The material below should be written out in full and exactly; pictures stay out of the copy.
•••••
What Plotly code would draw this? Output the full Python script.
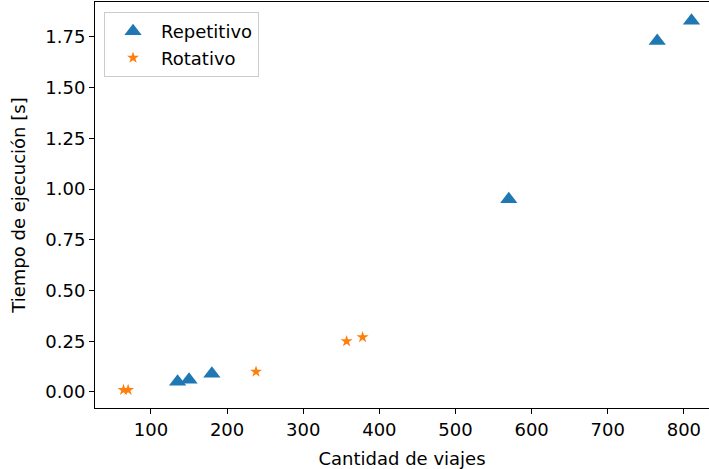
import plotly.graph_objects as go

rep_x = [135, 150, 180, 570, 765, 810]
rep_y = [0.05, 0.06, 0.09, 0.95, 1.73, 1.83]
rot_x = [64, 70, 238, 357, 378]
rot_y = [0.01, 0.01, 0.10, 0.25, 0.27]

x_ticks = [100, 200, 300, 400, 500, 600, 700, 800]
y_ticks = [0.0, 0.25, 0.5, 0.75, 1.0, 1.25, 1.5, 1.75]
y_labels = ["0.00", "0.25", "0.50", "0.75", "1.00", "1.25", "1.50", "1.75"]

FONT = "DejaVu Sans, sans-serif"

fig = go.Figure()
fig.add_trace(go.Scatter(x=rep_x, y=rep_y, mode="markers", name="Repetitivo", cliponaxis=False,
                         marker=dict(symbol="triangle-up", size=15, color="#1f77b4")))
fig.add_trace(go.Scatter(x=rot_x, y=rot_y, mode="markers", name="Rotativo", cliponaxis=False,
                         marker=dict(symbol="star", size=9, color="#ff7f0e")))

fig.update_layout(
    width=709, height=469,
    margin=dict(l=95, r=0, t=2, b=61),
    paper_bgcolor="white", plot_bgcolor="white",
    font=dict(family=FONT, size=18, color="black"),
    showlegend=True,
    legend=dict(x=0.0147, y=0.975, xanchor="left", yanchor="top",
                bordercolor="#cccccc", borderwidth=1, bgcolor="rgba(255,255,255,0.8)",
                font=dict(size=18), itemwidth=46),
    xaxis=dict(range=[26.5, 833], tickvals=x_ticks, showgrid=False, zeroline=False,
               showline=True, linecolor="black", linewidth=1, mirror=True,
               ticks="outside", ticklen=5, tickcolor="black", automargin=False,
               title=dict(text="Cantidad de viajes", font=dict(size=18))),
    yaxis=dict(range=[-0.079, 1.922], tickvals=y_ticks, ticktext=y_labels, showgrid=False,
               zeroline=False, showline=True, linecolor="black", linewidth=1,
               ticks="outside", ticklen=5, tickcolor="black", automargin=False,
               title=dict(text="Tiempo de ejecución [s]", font=dict(size=18))),
)

fig.write_html("out.html", config={"displayModeBar": False},
               post_script="document.body.style.margin='0px';")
•••••
◆ **Solution to the problem**:
What Plotly code would draw this? Output the full Python script.
import plotly.graph_objects as go

rep_x = [135, 150, 180, 570, 765, 810]
rep_y = [0.05, 0.06, 0.09, 0.95, 1.73, 1.83]
rot_x = [64, 70, 238, 357, 378]
rot_y = [0.01, 0.01, 0.10, 0.25, 0.27]

x_ticks = [100, 200, 300, 400, 500, 600, 700, 800]
y_ticks = [0.0, 0.25, 0.5, 0.75, 1.0, 1.25, 1.5, 1.75]
y_labels = ["0.00", "0.25", "0.50", "0.75", "1.00", "1.25", "1.50", "1.75"]

FONT = "DejaVu Sans, sans-serif"

fig = go.Figure()
fig.add_trace(go.Scatter(x=rep_x, y=rep_y, mode="markers", name="Repetitivo", cliponaxis=False,
                         marker=dict(symbol="triangle-up", size=15, color="#1f77b4")))
fig.add_trace(go.Scatter(x=rot_x, y=rot_y, mode="markers", name="Rotativo", cliponaxis=False,
                         marker=dict(symbol="star", size=9, color="#ff7f0e")))

fig.update_layout(
    width=709, height=469,
    margin=dict(l=95, r=0, t=2, b=61),
    paper_bgcolor="white", plot_bgcolor="white",
    font=dict(family=FONT, size=18, color="black"),
    showlegend=True,
    legend=dict(x=0.0147, y=0.975, xanchor="left", yanchor="top",
                bordercolor="#cccccc", borderwidth=1, bgcolor="rgba(255,255,255,0.8)",
                font=dict(size=18), itemwidth=46),
    xaxis=dict(range=[26.5, 833], tickvals=x_ticks, showgrid=False, zeroline=False,
               showline=True, linecolor="black", linewidth=1, mirror=True,
               ticks="outside", ticklen=5, tickcolor="black", automargin=False,
               title=dict(text="Cantidad de viajes", font=dict(size=18))),
    yaxis=dict(range=[-0.079, 1.922], tickvals=y_ticks, ticktext=y_labels, showgrid=False,
               zeroline=False, showline=True, linecolor="black", linewidth=1,
               ticks="outside", ticklen=5, tickcolor="black", automargin=False,
               title=dict(text="Tiempo de ejecución [s]", font=dict(size=18))),
)

fig.write_html("out.html", config={"displayModeBar": False},
               post_script="document.body.style.margin='0px';")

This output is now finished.